Üreticinin alın terinin hiçe sayıldığını kaydeden Karan, sözlerine şöyle devam etti:
“2015 sezonda manavlara baskı yaparak fiyatı 8 TL’ye çektim diyerek emaneti toplamadınız mı? Ziraat Odalarının baskı ve hak arama girişimleriyle fiyat 15 liraya kadar çıkarken, üreticinin emanetine ihanet edercesine fiyat tekrar düşürülmedi mi?
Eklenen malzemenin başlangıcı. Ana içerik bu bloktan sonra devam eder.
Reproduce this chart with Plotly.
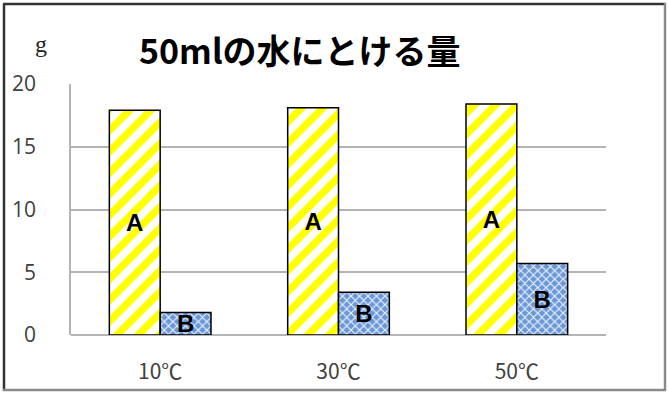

Türk fındığını almamak için çaba göstererek, ABD, Azeri, Gürcü ve Şili fındığını desteklemediniz mi?”
“Rekabet Kurumu Taşeron Firmaları Da İncelemeli”
Rekabet Kurumu’nun harekete geçmesinin fındık üreticileri adına sevindirici olduğunu vurgulayan Karan, “Rekabet Kurumu direk tekelci firmalara değil, alt firmaları yani taşeronları da incelemelidir. Şöyle ki, emanet fındıkları tekelci firmaya veren manavlar acaba fındık girişini gerçek sahibinden mi almıştır. Sektörde kesilen müstahsil makbuzları çiftçi ÇKS kayıtlarıyla karşılaştırılmalıdır” diye konuştu.
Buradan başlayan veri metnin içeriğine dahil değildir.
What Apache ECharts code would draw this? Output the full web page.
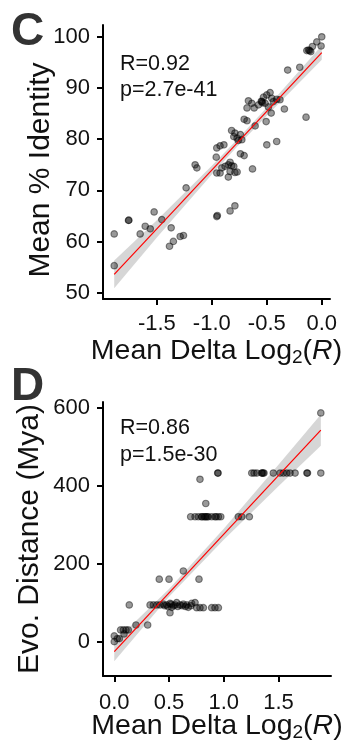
<!DOCTYPE html>
<html>
<head>
<meta charset="utf-8">
<script src="https://cdn.jsdelivr.net/npm/echarts@6/dist/echarts.min.js"></script>
<style>
html,body{margin:0;padding:0;background:#fff;}
#chart{width:351px;height:746px;}
</style>
</head>
<body>
<div id="chart"></div>
<script>
// ---------- Panel C data ----------
const cX = [0.0,-0.045,-0.006,-0.085,-0.11,-0.136,-0.10,-0.12,-0.20,-0.31,-0.143,
  -0.667,-0.636,-0.615,-0.576,-0.545,-0.55,-0.54,-0.53,-0.515,-0.50,-0.47,-0.455,-0.485,-0.44,-0.41,-0.38,-0.34,-0.46,-0.68,
  -0.706,-0.68,-0.606,-0.506,-0.82,-0.79,-0.77,-0.74,-0.76,-0.727,-0.80,-0.41,-0.50,
  -0.955,-0.925,-0.89,-0.96,-0.74,-0.706,-1.152,-1.136,
  -0.955,-0.925,-0.909,-0.88,-0.85,-0.834,-0.82,-0.80,-0.834,-0.79,-0.77,-0.85,-0.63,
  -1.234,-0.955,-0.95,-0.834,-0.79,-1.525,-1.758,-1.755,-1.455,-1.888,-1.652,-1.606,-1.56,-1.37,-1.288,-1.258,-1.385,-1.35,-1.888];
const cY = [100.0,99.0,98.2,98.1,97.3,97.3,97.1,97.4,94.05,93.5,84.3,
  87.5,87.0,86.1,86.7,87.35,87.4,87.1,88.2,87.0,88.65,89.1,88.0,86.3,87.35,87.8,87.7,85.9,85.1,86.1,
  83.9,83.6,82.6,83.45,81.7,81.2,80.2,80.9,79.75,79.9,80.5,79.55,78.9,
  78.3,78.7,78.9,76.5,77.15,76.8,75.0,74.4,
  73.4,73.4,74.4,74.7,75.0,75.5,74.8,74.7,73.7,73.5,73.6,72.6,74.2,
  70.5,64.9,65.1,66.0,67.0,65.8,64.15,64.2,64.3,61.5,61.5,63.0,62.5,62.7,61.0,61.2,59.1,60.05,55.3];
const cFitX = [-1.888, 0.0];
const cFitY = [53.6, 96.9];
const cBandX = [-1.888, -1.5, -1.0, -0.75, -0.5, 0.0];
const cBandLo = [50.9, 60.8, 73.1, 79.0, 84.6, 95.5];
const cBandHi = [56.3, 64.2, 74.8, 80.4, 86.2, 98.3];
const cYTicks = [50, 60, 70, 80, 90, 100];
const cXTicks = [-1.5, -1.0, -0.5, 0.0];
const cStats = ['R=0.92', 'p=2.7e-41'];

// ---------- Panel D data ----------
const dX = [1.887,1.887,1.76,1.765,
  1.256,1.277,1.302,1.347,1.35,1.36,1.368,1.453,1.515,1.545,1.576,1.606,1.652,
  0.945,0.948,0.783,0.836,
  0.698,0.738,0.768,0.799,0.80,0.82,0.83,0.838,0.85,0.859,0.89,0.92,0.93,0.951,0.973,
  1.133,1.165,1.234,
  0.631,0.411,0.5,0.774,0.137,
  0.327,0.357,0.388,0.418,0.448,0.479,0.509,0.525,0.555,0.57,0.6,0.631,0.662,0.676,0.707,0.738,0.753,0.783,0.814,0.89,0.92,0.951,
  0.46,0.49,0.52,0.54,0.58,0.62,0.65,0.70,
  0.509,0.198,0.305,0.058,0.083,0.107,0.128,0.089,0.0,0.027,0.046,0.0];
const dY = [586,432,432,432,
  432,432,432,432,432,432,432,432,432,432,432,432,432,
  432,432,416,354,
  320,320,320,320,320,320,320,320,320,320,320,320,320,320,320,
  320,320,320,
  181,160,160,160,94,
  94,94,94,94,96,94,98,88,94,100,94,96,94,88,98,100,87,87,87,87,87,87,
  92,90,96,92,90,92,90,92,
  74,42.7,42.7,30,30,30,30,19.7,14.6,7.7,7.7,0];
const dFitX = [0.0, 1.887];
const dFitY = [-25.6, 542];
const dBandX = [0.0, 0.5, 1.0, 1.5, 1.887];
const dBandLo = [-50, 115, 261, 398, 502];
const dBandHi = [-1, 135, 289, 453, 582];
const dYTicks = [0, 200, 400, 600];
const dXTicks = [0.0, 0.5, 1.0, 1.5];
const dStats = ['R=0.86', 'p=1.5e-30'];

const FONT = '"Liberation Sans", Arial, Helvetica, sans-serif';
const INK = '#111';

function pairs(xs, ys){ return xs.map((x,i)=>[x, ys[i]]); }

function bandSeries(idx, bx, lo, hi){
  return {
    type: 'custom', xAxisIndex: idx, yAxisIndex: idx, silent: true, z: 1,
    data: bx.map((x,i)=>[x, lo[i], hi[i]]),
    renderItem: function(params, api){
      if (params.dataIndex !== 0) return null;
      const pts = [];
      for (let i = 0; i < bx.length; i++) pts.push(api.coord([bx[i], lo[i]]));
      for (let i = bx.length - 1; i >= 0; i--) pts.push(api.coord([bx[i], hi[i]]));
      return {type: 'polygon', shape: {points: pts}, style: {fill: 'rgba(153,153,153,0.4)'}};
    }
  };
}

function xAxisCfg(idx, min, max, ticks, margin, gap){
  return {
    type: 'value', gridIndex: idx, min: min, max: max,
    axisLine: {show: true, onZero: false, lineStyle: {color: '#000', width: 2}},
    axisTick: {show: true, length: 6, lineStyle: {color: '#000', width: 2}, customValues: ticks},
    axisLabel: {customValues: ticks, margin: margin, fontSize: 22, fontFamily: FONT, color: INK,
      formatter: v => v.toFixed(1)},
    splitLine: {show: false},
    name: 'Mean Delta Log{sub|2}({it|R})', nameLocation: 'middle', nameGap: gap, nameMoveOverlap: false,
    nameTextStyle: {fontSize: 28.5, fontFamily: FONT, color: INK,
      rich: {sub: {fontSize: 19, fontFamily: FONT, color: INK, padding: [12, 0, 0, 0]},
             it: {fontSize: 28.5, fontStyle: 'italic', fontFamily: FONT, color: INK}}}
  };
}
function yAxisCfg(idx, min, max, ticks, name, gap, size, pad){
  return {
    type: 'value', gridIndex: idx, min: min, max: max,
    axisLine: {show: true, onZero: false, lineStyle: {color: '#000', width: 2}},
    axisTick: {show: true, length: 6, lineStyle: {color: '#000', width: 2}, customValues: ticks},
    axisLabel: {customValues: ticks, margin: 13, fontSize: 22, fontFamily: FONT, color: INK},
    splitLine: {show: false},
    name: name, nameLocation: 'middle', nameGap: gap, nameRotate: 90, nameMoveOverlap: false,
    nameTextStyle: {fontSize: size, fontFamily: FONT, color: INK, padding: pad}
  };
}

const pointStyle = {color: 'rgba(0,0,0,0.5)', borderColor: 'rgba(0,0,0,0.55)', borderWidth: 1.2};

const chart = echarts.init(document.getElementById('chart'), null, {renderer: 'canvas'});
chart.setOption({
  animation: false,
  backgroundColor: '#fff',
  grid: [
    {left: 103, top: 25, width: 227, height: 274},
    {left: 103, top: 402, width: 228, height: 274}
  ],
  xAxis: [
    xAxisCfg(0, -1.99, 0.075, cXTicks, 14, 37),
    xAxisCfg(1, -0.103, 1.98, dXTicks, 16, 35)
  ],
  yAxis: [
    yAxisCfg(0, 48.8, 102.3, cYTicks, 'Mean % Identity', 47, 30, [0, 16, 0, 0]),
    yAxisCfg(1, -88, 614, dYTicks, 'Evo. Distance (Mya)', 58, 30, [0, 0, 0, 0])
  ],
  graphic: [
    {type: 'text', left: 11, top: 9, style: {text: 'C', fontSize: 46, fontWeight: 'bold', fontFamily: FONT, fill: '#333'}},
    {type: 'text', left: 11, top: 364, style: {text: 'D', fontSize: 46, fontWeight: 'bold', fontFamily: FONT, fill: '#333'}},
    {type: 'text', left: 120, top: 51, style: {text: cStats.join('\n'), fontSize: 21.5, lineHeight: 26, fontFamily: FONT, fill: INK}},
    {type: 'text', left: 120, top: 415, style: {text: dStats.join('\n'), fontSize: 21.5, lineHeight: 27, fontFamily: FONT, fill: INK}}
  ],
  series: [
    bandSeries(0, cBandX, cBandLo, cBandHi),
    {type: 'scatter', xAxisIndex: 0, yAxisIndex: 0, data: pairs(cX, cY), symbolSize: 6.5, itemStyle: pointStyle, z: 2},
    {type: 'line', xAxisIndex: 0, yAxisIndex: 0, data: pairs(cFitX, cFitY), showSymbol: false, silent: true,
     lineStyle: {color: '#ff0000', width: 1.2}, z: 3},
    bandSeries(1, dBandX, dBandLo, dBandHi),
    {type: 'scatter', xAxisIndex: 1, yAxisIndex: 1, data: pairs(dX, dY), symbolSize: 6.5, itemStyle: pointStyle, z: 2},
    {type: 'line', xAxisIndex: 1, yAxisIndex: 1, data: pairs(dFitX, dFitY), showSymbol: false, silent: true,
     lineStyle: {color: '#ff0000', width: 1.2}, z: 3}
  ]
});
</script>
</body>
</html>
“Bugüne kadar piyasa üzerinde baskı oluşturarak, saman altından su yürütmeye çalışan malum firmanın hiçbir şey yokmuş gibi su yüzüne çıkarak, üreticiye şirin gözükmeye çalıştığını” ifade eden Karan sözlerine şöyle devam etti: “Dolaylı yoldan Ziraat Odaları'nı hedef göstererek, bazı köşe yazarlarına yazılar yazdıran malum firmanın çıkıp biz 'tekelci değiliz' demesi bile kendini ele verdiğinin kanıtıdır. Kaldı ki, Giresun Ziraat Odası olarak biz bugüne kadar hiçbir zaman üreticimize 'ürününüzü satmayın, bekletin' demedik. 'Ne zaman serbest piyasada kafanızdaki fiyat oluşursa o zaman satın' dedik. Onların söylemiyle buda arz-talep sistemi, demekti bazı üreticilerimizin kafasındaki fiyat oluşmadı ki, ürünü satmayarak bekletmeyi tercih etti. Hedef saptırarak hiç kimse üreticinin alın teriyle oynamaya kalkışmasın.”